Scott Oldham, Inside Line Editor in Chief @ 23,411 miles
January 07, 2009
Gather 'round kids. Let me tell y'all the legend of the mini mini fuse. You see, it all started this gray morn when I pushed the windshield washer button for my (largely) trusty steed. But did I receive a quenching squirt to clear my view of accumulated road-salt residue and your garden-variety dirt? I did not. Uh oh.
Out comes the owner's manual to look for the location of the fuse that I am now praying will be blown so that I can replace it and be on my way. Under some black plastic engine-compartment trim and beneath the fuse box cover with its three locks, is my culprit. Yep, the tiny little red blade-style fuse is blown. Great. Easy fix.

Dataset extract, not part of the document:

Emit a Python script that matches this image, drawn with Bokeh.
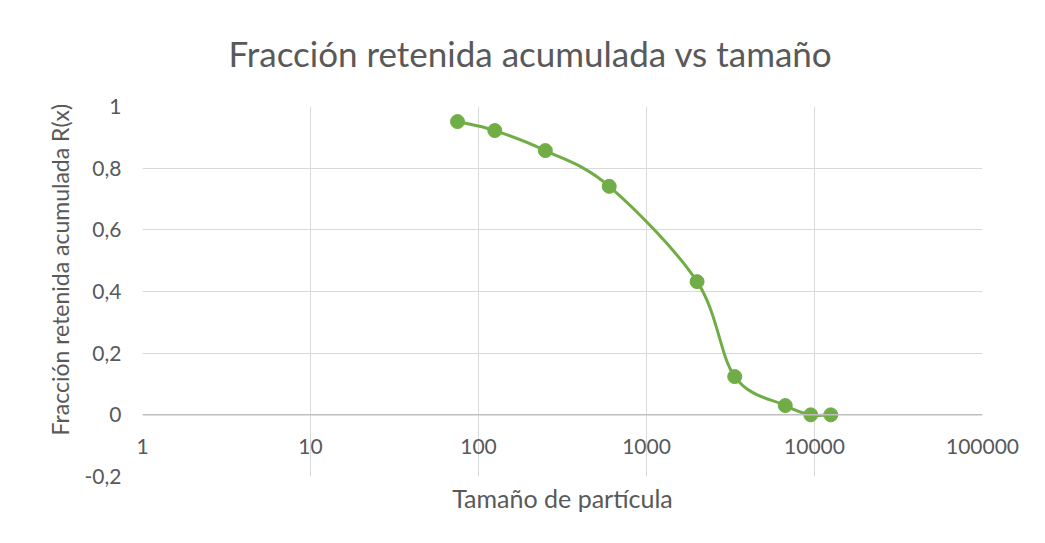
import numpy as np
from bokeh.plotting import figure
from bokeh.models import Range1d, FixedTicker, CustomJSTickFormatter, Span, Title
from bokeh.embed import file_html
from bokeh.resources import INLINE

# ---- data ----
sizes = [75, 125, 250, 600, 2000, 3350, 6700, 9500, 12500]
retained = [0.951, 0.922, 0.857, 0.741, 0.432, 0.124, 0.030, 0.0, 0.0]
x_ticks = [1, 10, 100, 1000, 10000, 100000]
y_ticks = [-0.2, 0, 0.2, 0.4, 0.6, 0.8, 1.0]

title_text = "Fracción retenida acumulada vs tamaño"
x_title = "Tamaño de partícula"
y_title = "Fracción retenida acumulada R(x)"

GREEN = "#70AD47"
GRID = "#d9d9d9"
TXT = "#595959"
FONT = "Lato"

W, H = 1040, 540
p = figure(width=W, height=H, x_axis_type="log",
           x_range=Range1d(1, 100000), y_range=Range1d(-0.2, 1.0),
           output_backend="svg", toolbar_location=None,
           min_border_left=142, min_border_right=W - 982, min_border_top=105, min_border_bottom=H - 476,
           title=title_text)
p.outline_line_color = None

p.title.align = "left"
p.title.offset = 86
p.title.vertical_align = "top"
p.title.text_font = FONT
p.title.text_font_size = "35px"
p.title.text_font_style = "normal"
p.title.text_color = TXT
p.title.standoff = 62

# grid
p.xgrid.ticker = FixedTicker(ticks=x_ticks)
p.ygrid.ticker = FixedTicker(ticks=y_ticks)
p.xgrid.grid_line_color = GRID
p.ygrid.grid_line_color = GRID
p.xgrid.minor_grid_line_color = None

# y axis
p.yaxis.ticker = FixedTicker(ticks=y_ticks)
p.yaxis.formatter = CustomJSTickFormatter(code="return String(Number(tick.toFixed(1))).replace('.', ',');")
p.yaxis.axis_line_color = None
p.yaxis.major_tick_line_color = None
p.yaxis.minor_tick_line_color = None
p.yaxis.major_label_standoff = 15
p.yaxis.major_label_text_font = FONT
p.yaxis.major_label_text_font_size = "21px"
p.yaxis.major_label_text_color = TXT

# y axis title (vertical, placed like Excel's)
yt = Title(text=y_title, align="left", offset=41, standoff=16,
           text_font=FONT, text_font_size="23px", text_font_style="normal", text_color=TXT)
p.add_layout(yt, "left")

# x axis: its tick labels are pulled up so they sit under the y = 0 line
p.xaxis.ticker = FixedTicker(ticks=x_ticks)
p.xaxis.formatter = CustomJSTickFormatter(code="return String(Math.round(tick));")
p.xaxis.axis_line_color = None
p.xaxis.major_tick_line_color = None
p.xaxis.minor_tick_line_color = None
p.xaxis.major_label_standoff = -44
p.xaxis.major_label_text_font = FONT
p.xaxis.major_label_text_font_size = "21px"
p.xaxis.major_label_text_color = TXT
p.xaxis.axis_label = x_title
p.xaxis.axis_label_text_font = FONT
p.xaxis.axis_label_text_font_size = "25px"
p.xaxis.axis_label_text_font_style = "normal"
p.xaxis.axis_label_text_color = TXT
p.xaxis.axis_label_standoff = 26

p.add_layout(Span(location=0, dimension="width", line_color="#bfbfbf", line_width=1.5))

# smoothed line (Catmull-Rom style Bezier segments, like Excel's smoothing)
lx = np.log10(np.array(sizes, dtype=float))
ly = np.array(retained, dtype=float)
n = len(lx)
bx0, by0, bx1, by1, cx0, cy0, cx1, cy1 = ([] for _ in range(8))
for i in range(n - 1):
    a = i - 1 if i > 0 else i
    d = i + 2 if i + 2 < n else i + 1
    bx0.append(10 ** lx[i]); by0.append(ly[i])
    bx1.append(10 ** lx[i + 1]); by1.append(ly[i + 1])
    cx0.append(10 ** (lx[i] + (lx[i + 1] - lx[a]) / 6)); cy0.append(ly[i] + (ly[i + 1] - ly[a]) / 6)
    cx1.append(10 ** (lx[i + 1] - (lx[d] - lx[i]) / 6)); cy1.append(ly[i + 1] - (ly[d] - ly[i]) / 6)

p.bezier(x0=bx0, y0=by0, x1=bx1, y1=by1, cx0=cx0, cy0=cy0, cx1=cx1, cy1=cy1,
         line_color=GREEN, line_width=3)
p.scatter(sizes, retained, size=14, fill_color=GREEN, line_color=GREEN)

open("out.html", "w").write(file_html(p, INLINE))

So I truck myself up to a major chain automotive parts store (visibility through the windshield is not yet bad enough to justify wiping it by hand). But I can't find as tiny a fuse as I need. They have regular and they have mini but not this one. "Hmmm," says the store clerk when I show him the fuse. "I think someone came in here before with one of those. I've heard of them. But we don't have them."
He directs me to a parts store across town that caters to guys who actually fix cars instead of to customers who only mount their own Yosemite Sam mud flaps and air fresheners. When I show the guy behind that counter he says, "Oh wow, can I show this to another of our guys?" I hear him say, "This is what I was talking about. I wasn't making it up." He tells me he's trying to get a supplier for this new mini-mini fuse. "I want to be the only one with them."
"You're going to have to go to the dealer. Bring your own lube," he adds, helpfully.
Fine. The increasingly opaque windshield is beginning to give me pause but I mosey on down to Massey Cadillac, an old-school Caddy dealer if ever there was one. "I need one of these," I say to the man at the parts counter, pulling the microscopic fuse out of that tiny pocket within the right front pocket of my jeans. "Hmmm, lemme check [tap, tap, tap, tap, tap...] yeah, we've got one. Seven dollars." Oh, come on...er, fine. I pass on the 22-inch Vogue chrome wheel and tire package they're selling for $2,700 and the varsity jacket with the Cadillac logo for $215. I wonder momentarily if I could manage to expense an Escalade chrome gas door ($145) and if I can fit it to the CTS before giving the car to Oldham next week.
The fuse is replaced and the washer pump kicks out the juice something fierce now. An increasing number of new cars will be using this new teeny, tiny fuse, I'm told. I'm now considering getting in to the fuse business.
Daniel Pund, Senior Editor, Detroit at 20,772 miles
November 07, 2008
Smart > G8 > Cadillac CTS. At least insofar as the first service cost goes.
Recently the CTS went over to Martin Cadillac for routine service; oil change, chassis lube, tire pressure, and fluids. The job took about two hours and the final cost was $0.00. Nice. Too bad the dealer's valet took 45-min to find and get the CTS back in my hands. You get what you pay for, right?
Mike Magrath, Vehicle Testing Assistant @ 14,888 miles
July 16, 2008
The oil level on the CTS was low at only 9075 miles, (it was within the lowest OK mark on the fussy dipstick shown above), so I added 1/2 quart of Mobil 1 5W-30. It calls for that oil right on the filler cap. The Inside Line Executive Editor just drove back from an Aston intro in San Francisco, and it's taking me to the MotoGP U.S round at Laguna Seca this weekend. Stay tuned for more.
Albert Austria, Senior Vehicle Evaluation Engineer @ 9075 mi
June 08, 2008
This weekend our long term 2008 Cadillac CTS took a little oil and left a little rubber.
Official numbers are:
1) 1.3 quarts of Mobil 1 5W-30
2) 38 feet
Scott Oldham, Inside Line Editor in Chief @ 6,647 miles
April 21, 2008
I thought I noticed this before, but I wasn't sure because it wasn't happening all the time. But now, it seems that every time you use the right turn signal to change lanes, it doesn't work. Nothing happens. Not great when you are driving on the freeway...
If you push the right turn signal all the way until it clicks, like when you are making a right turn around a corner, it works fine. But when you just want to hold it for a few seconds: nothing. The left one works just fine.